Information shown:
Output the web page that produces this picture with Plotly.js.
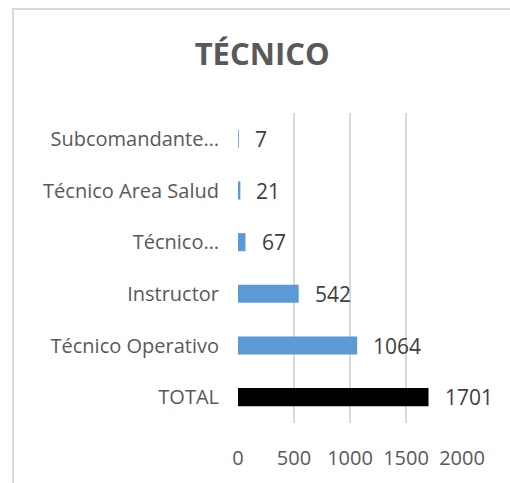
<!DOCTYPE html>
<html>
<head>
<meta charset="utf-8">
<script src="https://cdn.plot.ly/plotly-3.0.1.min.js"></script>
<style>
html,body{margin:0;padding:0;overflow:hidden;background:#fff;}
#frame{position:absolute;left:12px;top:8px;width:700px;height:700px;border:2px solid #d9d9d9;}
#chart{position:absolute;left:0;top:0;width:510px;height:483px;}
</style>
</head>
<body>
<div id="frame"></div>
<div id="chart"></div>
<script>
var categories = ["TOTAL", "Técnico Operativo", "Instructor", "Técnico…", "Técnico Area Salud", "Subcomandante…"];
var values = [1701, 1064, 542, 67, 21, 7];
var barColors = ["#000000", "#5B9BD5", "#5B9BD5", "#5B9BD5", "#5B9BD5", "#5B9BD5"];
var tickVals = [0, 500, 1000, 1500, 2000];

var FONT = "'Open Sans', sans-serif";

var trace = {
  type: "bar",
  orientation: "h",
  y: categories,
  x: values,
  marker: {color: barColors},
  hoverinfo: "none"
};

var annotations = values.map(function(v, i){
  return {
    x: v, y: categories[i], xref: "x", yref: "y",
    text: String(v), showarrow: false,
    xanchor: "left", xshift: 14,
    font: {family: FONT, size: 21, color: "#404040"}
  };
});

var layout = {
  width: 510, height: 483,
  paper_bgcolor: "rgba(0,0,0,0)",
  plot_bgcolor: "rgba(0,0,0,0)",
  margin: {l: 238, r: 48, t: 113, b: 60},
  title: {
    text: "<b>TÉCNICO</b>",
    x: 0.514, xanchor: "center",
    y: 0.888, yanchor: "middle",
    font: {family: FONT, size: 31, color: "#595959"}
  },
  bargap: 0.65,
  showlegend: false,
  xaxis: {
    range: [0, 2000],
    tickvals: tickVals,
    ticktext: tickVals.map(String),
    showgrid: true, gridcolor: "#d9d9d9", gridwidth: 2,
    zeroline: false, showline: false,
    ticks: "", ticklen: 0,
    tickfont: {family: FONT, size: 20, color: "#595959"},
    ticklabelstandoff: 21,
    fixedrange: true
  },
  yaxis: {
    type: "category",
    categoryorder: "array",
    categoryarray: categories,
    showgrid: false, zeroline: false, showline: false,
    ticks: "",
    tickfont: {family: FONT, size: 20, color: "#595959"},
    ticklabelstandoff: 18,
    fixedrange: true
  },
  annotations: annotations
};

Plotly.newPlot("chart", [trace], layout, {displayModeBar: false, staticPlot: true});
</script>
</body>
</html>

What is expected: The data should be printed again unchanged; leave its pictures out.

Solution to the exercise:
Output the web page that produces this picture with Plotly.js.
<!DOCTYPE html>
<html>
<head>
<meta charset="utf-8">
<script src="https://cdn.plot.ly/plotly-3.0.1.min.js"></script>
<style>
html,body{margin:0;padding:0;overflow:hidden;background:#fff;}
#frame{position:absolute;left:12px;top:8px;width:700px;height:700px;border:2px solid #d9d9d9;}
#chart{position:absolute;left:0;top:0;width:510px;height:483px;}
</style>
</head>
<body>
<div id="frame"></div>
<div id="chart"></div>
<script>
var categories = ["TOTAL", "Técnico Operativo", "Instructor", "Técnico…", "Técnico Area Salud", "Subcomandante…"];
var values = [1701, 1064, 542, 67, 21, 7];
var barColors = ["#000000", "#5B9BD5", "#5B9BD5", "#5B9BD5", "#5B9BD5", "#5B9BD5"];
var tickVals = [0, 500, 1000, 1500, 2000];

var FONT = "'Open Sans', sans-serif";

var trace = {
  type: "bar",
  orientation: "h",
  y: categories,
  x: values,
  marker: {color: barColors},
  hoverinfo: "none"
};

var annotations = values.map(function(v, i){
  return {
    x: v, y: categories[i], xref: "x", yref: "y",
    text: String(v), showarrow: false,
    xanchor: "left", xshift: 14,
    font: {family: FONT, size: 21, color: "#404040"}
  };
});

var layout = {
  width: 510, height: 483,
  paper_bgcolor: "rgba(0,0,0,0)",
  plot_bgcolor: "rgba(0,0,0,0)",
  margin: {l: 238, r: 48, t: 113, b: 60},
  title: {
    text: "<b>TÉCNICO</b>",
    x: 0.514, xanchor: "center",
    y: 0.888, yanchor: "middle",
    font: {family: FONT, size: 31, color: "#595959"}
  },
  bargap: 0.65,
  showlegend: false,
  xaxis: {
    range: [0, 2000],
    tickvals: tickVals,
    ticktext: tickVals.map(String),
    showgrid: true, gridcolor: "#d9d9d9", gridwidth: 2,
    zeroline: false, showline: false,
    ticks: "", ticklen: 0,
    tickfont: {family: FONT, size: 20, color: "#595959"},
    ticklabelstandoff: 21,
    fixedrange: true
  },
  yaxis: {
    type: "category",
    categoryorder: "array",
    categoryarray: categories,
    showgrid: false, zeroline: false, showline: false,
    ticks: "",
    tickfont: {family: FONT, size: 20, color: "#595959"},
    ticklabelstandoff: 18,
    fixedrange: true
  },
  annotations: annotations
};

Plotly.newPlot("chart", [trace], layout, {displayModeBar: false, staticPlot: true});
</script>
</body>
</html>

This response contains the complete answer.